Une question hante les historiens de la Seconde Guerre mondiale : pourquoi Gamelin ? Il était l’officier supérieur le plus intelligent, le plus brillant de sa génération, sorti premier de Saint-Cyr et deuxième de l’Ecole de Guerre mais porte l’entière responsabilité de la terrible défaite subie par l’armée française en mai-juin 1940.
Ces deux éléments structurent la biographie très solide dans ses sources et très objective dans sa sévérité que lui consacre Max Schiavon, spécialiste désormais reconnu des généraux français.
Brillant, Gamelin l’était. Et il le savait. Il ne pouvait qu’atteindre les plus hauts sommets de la hiérarchie militaire. Une ascension facilitée par un efficace réseau politique dont ce républicain de tendance radical-socialiste sut se servir à merveille. Inspirant confiance aux dirigeants de la IIIe République, ils lui confièrent la direction de l’armée. Et il fit tout pour les convaincre qu’ils avaient fait le bon choix.
Or, Gamelin n’était pas à sa place. Max Schiavon en démontre avec clarté et finesse les limites : un homme de réflexion et non d’action. Sur le papier, son plan d’engagement en Belgique et d’arrêt des Allemands sur une ligne de résistance était solide. Sauf que l’ennemi n’agit pas comme Gamelin l’escomptait. Aucun plan B. Son brillant théorème s’écroula sur la réalité. Il fut le premier à le comprendre.
Joffre aussi s’était trompé en 1914 mais avait su réagir.
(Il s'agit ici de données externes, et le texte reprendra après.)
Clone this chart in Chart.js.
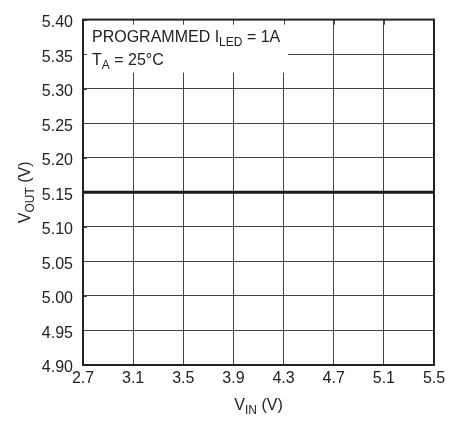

Surtout, il n’avait pas les défauts incommensurables de Gamelin. Vaniteux, menteur, flagorneur, faible, timoré, il était tout cela. Du surcroît, il ne sut pas ou ne voulut pas commander au moment où l’armée avait besoin de l’autorité de son chef, mais en plus il possédait une capacité hors norme pour rejeter sur les autres ses propres insuffisances, que ce soit sur Daladier ou sur le général Georges. Bref, un homme détestable qui passa le reste de sa vie à se défendre au lieu d’assumer.
Gamelin ne possédait aucune des qualités d’un militaire. Il n’était pas à sa place. Max Schiavon le démontre d’une manière implacable.
frederic le moal
Max Schiavon, Gamelin. La tragédie de l’ambition, Perrin, octobre 2021, 416 p. — 25,00 €.